La nuova alba dark di De Cataldo
In una Roma disperata e violenta, l’autore di Romanzo criminale ambienta un libro feroce
Viaggio al termine della notte, tra balordi, disperati, fascisti che sognano la pena capitale, nemici dichiarati, amici ambigui, assassini e rivelazioni in grado di riaprire vecchie ferite, illuminare la verità, far ritrovare il sentiero a chi da tempo si sente ai margini della strada.
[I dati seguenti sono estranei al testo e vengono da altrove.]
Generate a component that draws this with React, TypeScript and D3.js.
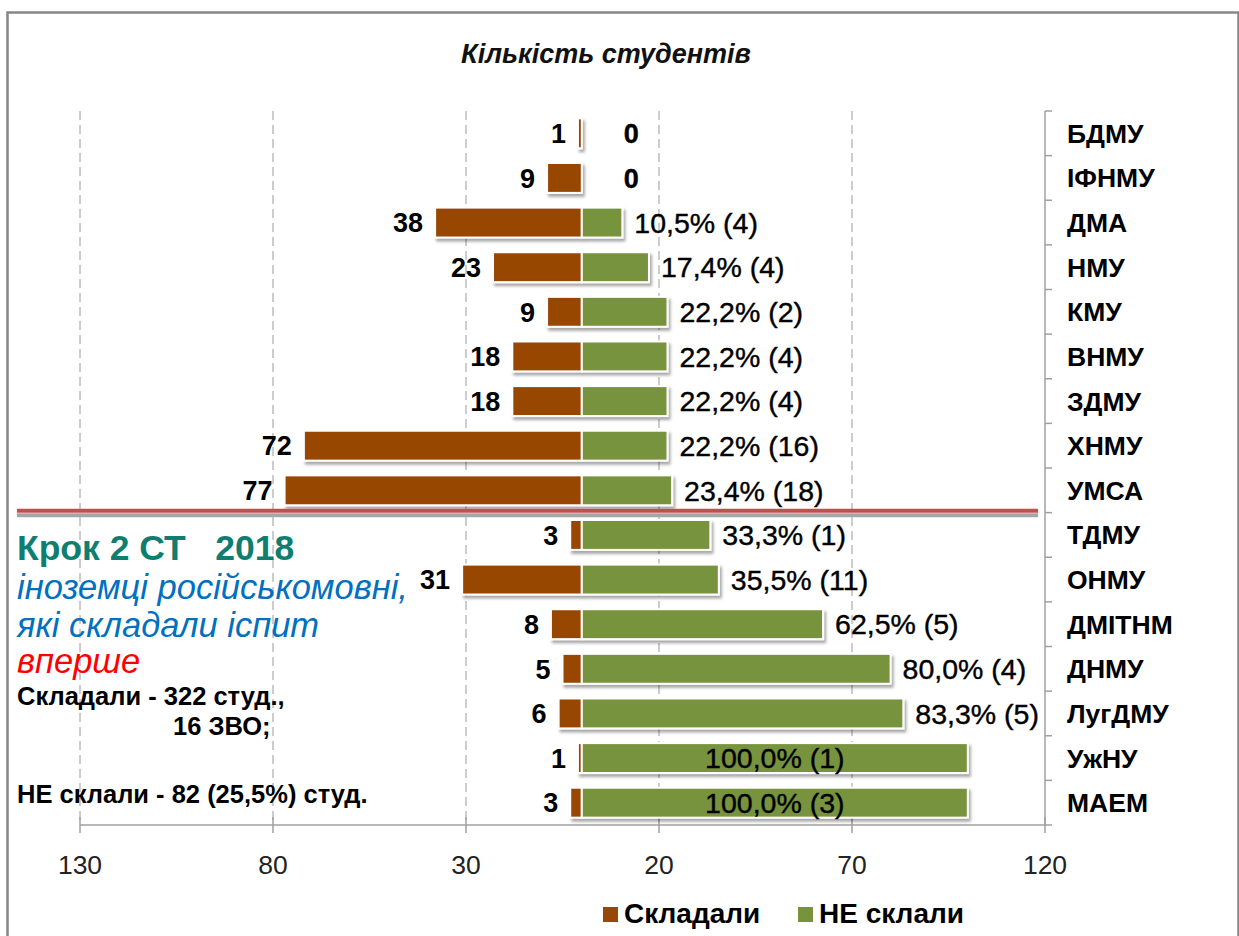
import React, { useEffect, useRef } from "react";
import * as d3 from "d3";

const categories = ["БДМУ", "ІФНМУ", "ДМА", "НМУ", "КМУ", "ВНМУ", "ЗДМУ", "ХНМУ", "УМСА", "ТДМУ", "ОНМУ", "ДМІТНМ", "ДНМУ", "ЛугДМУ", "УжНУ", "МАЕМ"];
const tookExam = [1, 9, 38, 23, 9, 18, 18, 72, 77, 3, 31, 8, 5, 6, 1, 3];
const failedPct = [0, 0, 10.5, 17.4, 22.2, 22.2, 22.2, 22.2, 23.4, 33.3, 35.5, 62.5, 80.0, 83.3, 100, 100];
const failedCount = [0, 0, 4, 4, 2, 4, 4, 16, 18, 1, 11, 5, 4, 5, 1, 3];
const xTicks = [-130, -80, -30, 20, 70, 120];
const legendItems = ["Складали", "НЕ склали"];

const BROWN = "#974706";
const GREEN = "#77933C";
const FONT = "'Liberation Sans', Arial, sans-serif";

const App = () => {
  const ref = useRef(null);

  useEffect(() => {
    const width = 1239;
    const height = 936;
    const svg = d3.select(ref.current);
    svg.selectAll("*").remove();
    svg.attr("width", width).attr("height", height).style("font-family", FONT);

    const defs = svg.append("defs");
    const f = defs.append("filter").attr("id", "shadow").attr("x", "-10%").attr("y", "-30%").attr("width", "130%").attr("height", "180%");
    f.append("feDropShadow").attr("dx", 2).attr("dy", 3).attr("stdDeviation", 1.8).attr("flood-color", "#000").attr("flood-opacity", 0.35);

    svg.append("rect").attr("width", width).attr("height", height).attr("fill", "#fff");
    // outer frame
    svg.append("rect").attr("x", 7.5).attr("y", 12.5).attr("width", 1231).attr("height", 940)
      .attr("fill", "none").attr("stroke", "#878787").attr("stroke-width", 2.5);

    const x = d3.scaleLinear().domain([-130, 120]).range([80, 1045]);
    const y = d3.scaleBand().domain(categories).range([111, 825]).paddingInner(0.33).paddingOuter(0.165);
    const step = y.step();
    const top = y.range()[0];
    const bottom = y.range()[1];

    // title
    svg.append("text").attr("x", 606).attr("y", 63).attr("text-anchor", "middle")
      .style("font-size", "27px").style("font-style", "italic").style("font-weight", "bold").attr("fill", "#111")
      .text("Кількість студентів");

    // dashed grid
    svg.selectAll(".grid").data(xTicks.slice(0, -1)).enter().append("line")
      .attr("x1", (d) => x(d)).attr("x2", (d) => x(d))
      .attr("y1", top).attr("y2", bottom)
      .attr("stroke", "#9a9a9a").attr("stroke-width", 1).attr("stroke-dasharray", "9,5");

    // bottom axis
    svg.append("line").attr("x1", x(-130)).attr("x2", x(120)).attr("y1", bottom).attr("y2", bottom)
      .attr("stroke", "#a0a0a0").attr("stroke-width", 1.5);
    svg.selectAll(".xtick").data(xTicks).enter().append("line")
      .attr("x1", (d) => x(d)).attr("x2", (d) => x(d)).attr("y1", bottom - 8).attr("y2", bottom + 8)
      .attr("stroke", "#a0a0a0").attr("stroke-width", 1.5);
    svg.selectAll(".xlabel").data(xTicks).enter().append("text")
      .attr("x", (d) => x(d)).attr("y", 874).attr("text-anchor", "middle")
      .style("font-size", "26.5px").attr("fill", "#222")
      .text((d) => Math.abs(d));

    // right axis
    svg.append("line").attr("x1", x(120)).attr("x2", x(120)).attr("y1", top).attr("y2", bottom)
      .attr("stroke", "#a0a0a0").attr("stroke-width", 1.5);
    svg.selectAll(".ytick").data(d3.range(categories.length + 1)).enter().append("line")
      .attr("x1", x(120)).attr("x2", x(120) + 7)
      .attr("y1", (i) => top + i * step).attr("y2", (i) => top + i * step)
      .attr("stroke", "#a0a0a0").attr("stroke-width", 1.5);
    svg.selectAll(".ylabel").data(categories).enter().append("text")
      .attr("x", x(120) + 22).attr("y", (d) => y(d) + y.bandwidth() / 2).attr("dy", "0.36em")
      .style("font-size", "26.5px").style("font-weight", "bold").attr("fill", "#000")
      .text((d) => d);

    const rows = categories.map((c, i) => ({ c, took: tookExam[i], pct: failedPct[i], n: failedCount[i] }));

    // bars
    const bars = svg.append("g").attr("filter", "url(#shadow)");
    bars.selectAll(".left").data(rows).enter().append("rect")
      .attr("x", (d) => x(-d.took)).attr("y", (d) => y(d.c))
      .attr("width", (d) => x(0) - x(-d.took)).attr("height", y.bandwidth())
      .attr("fill", BROWN).attr("stroke", "#fff").attr("stroke-width", 2);
    bars.selectAll(".right").data(rows.filter((d) => d.pct > 0)).enter().append("rect")
      .attr("x", x(0)).attr("y", (d) => y(d.c))
      .attr("width", (d) => x(d.pct) - x(0)).attr("height", y.bandwidth())
      .attr("fill", GREEN).attr("stroke", "#fff").attr("stroke-width", 2);

    // value labels
    svg.selectAll(".lval").data(rows).enter().append("text")
      .attr("x", (d) => x(-d.took) - 12).attr("y", (d) => y(d.c) + y.bandwidth() / 2).attr("dy", "0.36em")
      .attr("text-anchor", "end").style("font-size", "27px").style("font-weight", "bold").attr("fill", "#000")
      .text((d) => d.took);

    const fmt = (d) => (d.n === 0 ? "0" : d3.format(".1f")(d.pct).replace(".", ",") + "% (" + d.n + ")");
    svg.selectAll(".rval").data(rows).enter().append("text")
      .attr("x", (d) => (d.n === 0 ? x(0) + 42 : d.pct >= 100 ? (x(0) + x(d.pct)) / 2 : x(d.pct) + 12))
      .attr("y", (d) => y(d.c) + y.bandwidth() / 2).attr("dy", "0.36em")
      .attr("text-anchor", (d) => (d.pct >= 100 ? "middle" : "start"))
      .style("font-size", (d) => (d.n === 0 ? "27px" : "28.5px")).style("font-weight", (d) => (d.n === 0 ? "bold" : "normal"))
      .attr("fill", "#000").attr("stroke", "#000").attr("stroke-width", 0.4)
      .text(fmt);

    // red separator between УМСА and ТДМУ
    const sepY = y("ТДМУ") - step * 0.165 - 2;
    svg.append("line").attr("x1", 17).attr("x2", 1038).attr("y1", sepY + 4.5).attr("y2", sepY + 4.5)
      .attr("stroke", "#a6a6a6").attr("stroke-width", 4);
    svg.append("line").attr("x1", 17).attr("x2", 1038).attr("y1", sepY).attr("y2", sepY)
      .attr("stroke", "#C0504D").attr("stroke-width", 4);

    // annotation text
    const note = svg.append("g").attr("fill", "#000");
    note.append("text").attr("x", 17).attr("y", 560).attr("xml:space", "preserve").style("white-space", "pre")
      .style("font-size", "35.5px").style("font-weight", "bold").attr("fill", "#0E7E70").text("Крок 2 СТ   2018");
    note.append("text").attr("x", 17).attr("y", 599).style("font-size", "34.5px").style("font-style", "italic")
      .attr("fill", "#0070C0").text("іноземці російськомовні,");
    note.append("text").attr("x", 17).attr("y", 637).style("font-size", "34.5px").style("font-style", "italic")
      .attr("fill", "#0070C0").text("які складали іспит");
    note.append("text").attr("x", 17).attr("y", 673).style("font-size", "34.5px").style("font-style", "italic")
      .attr("fill", "#FF0000").text("вперше");
    note.append("text").attr("x", 17).attr("y", 705).style("font-size", "25.5px").style("font-weight", "bold")
      .text("Складали - 322 студ.,");
    note.append("text").attr("x", 173).attr("y", 735).style("font-size", "25.5px").style("font-weight", "bold")
      .text("16 ЗВО;");
    note.append("text").attr("x", 17).attr("y", 803).style("font-size", "25.5px").style("font-weight", "bold")
      .text("НЕ склали - 82 (25,5%) студ.");

    // legend
    const legendX = [603, 798];
    const colors = [BROWN, GREEN];
    const lg = svg.selectAll(".legend").data(legendItems).enter().append("g")
      .attr("transform", (d, i) => `translate(${legendX[i]},907)`);
    lg.append("rect").attr("width", 15).attr("height", 15).attr("fill", (d, i) => colors[i]);
    lg.append("text").attr("x", 21).attr("y", 16).style("font-size", "28px").style("font-weight", "bold")
      .attr("fill", "#000").text((d) => d);
  }, []);

  return <svg ref={ref} style={{ position: "absolute", left: 0, top: 0 }}></svg>;
};

export default App;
In una Roma inquieta e inquietante, più
simile a Ciudad Juárez che alla pur decadente cartolina contemporanea, con una violenza sottesa che affiora fino a sommergere il quadro spazzando via tutto ciò che incontra sul proprio cammino, Giancarlo De Cataldo ha scritto uno dei suoi libri più riusciti.
In Alba nera (Rizzoli, pagg. 315, € 19) a indirizzare i destini incrociati dei protagonisti (Alba
Doria, la commissaria narcisa e sociopatica già incontrata in Sbirre, il biondo, un poliziotto che ricorda il Lino Ventura di certi noir d’antan, e il dottor Sax, l’eminenza grigia dei servizi segreti appassionato di John Coltrane non meno delle trame di Stato animate dalla «ditta») è la scrittura.
Alta e feroce, così cinematografica da trascinare il lettore nell’avventura da testimone oculare e così sadica da costringerlo a chiudere gli occhi quando la realtà è più orribile di qualsiasi ipotetica fantasia.
Nel disegnare una trama perfetta in cui quello che è non somiglia mai a ciò che sembra, in un gioco di specchi e di mìmesi, De Cataldo dimostra di averne disegnando un ritratto desolato e desolante di una società
in decomposizione.
Morte le vittime sul terreno, morte le illusioni, morta la pietà. Ogni cosa, a partire dalla sessualità, è virata a nero, bagnata da pioggia sporca, brutalmente messa in commercio come un bene da consumare appellandosi al solo male. L’altro grande tema di Alba nera è il
passato. Sfuggirgli è impossibile, ricordarlo per com’era illusorio.
Partendo dai ricordi, sembra dirci De Cataldo, è quasi impossibile ricostruire una verità filologica.
Troppe ombre nella memoria, troppi errori, troppe tracce lasciate cadere per potersi illudere di comporre il mosaico. Non
c’è consolazione nel racconto di De Cataldo ed è persino vano tentare di rifugiarsi nell’infanzia. Non ci sono stagioni: «Gennaio sta passando, ma il freddo non accenna ad allentare la sua morsa». Perché ogni stagione nel correre a tutta velocità verso lo sprofondo sembra evocare il giorno prima.
E ancora, quasi conseguentemente, non c’è leggerezza possibile, là dove imperano paura e disgusto, viscidi mediatori, insabbiatori di
professione, lettini di analisti che nulla risolvono e ogni cosa ingarbugliano perché la realtà è frammentata, insondabile, inafferrabile. Tra reietti all’ultima curva della
loro esistenza. Non sempre ben spesa, non sempre sincera, quasi mai assolvibile che il tribunale sia terreno o divino.
Dove il sole non ha mai battuto un colpo, l’alba può essere solo nera.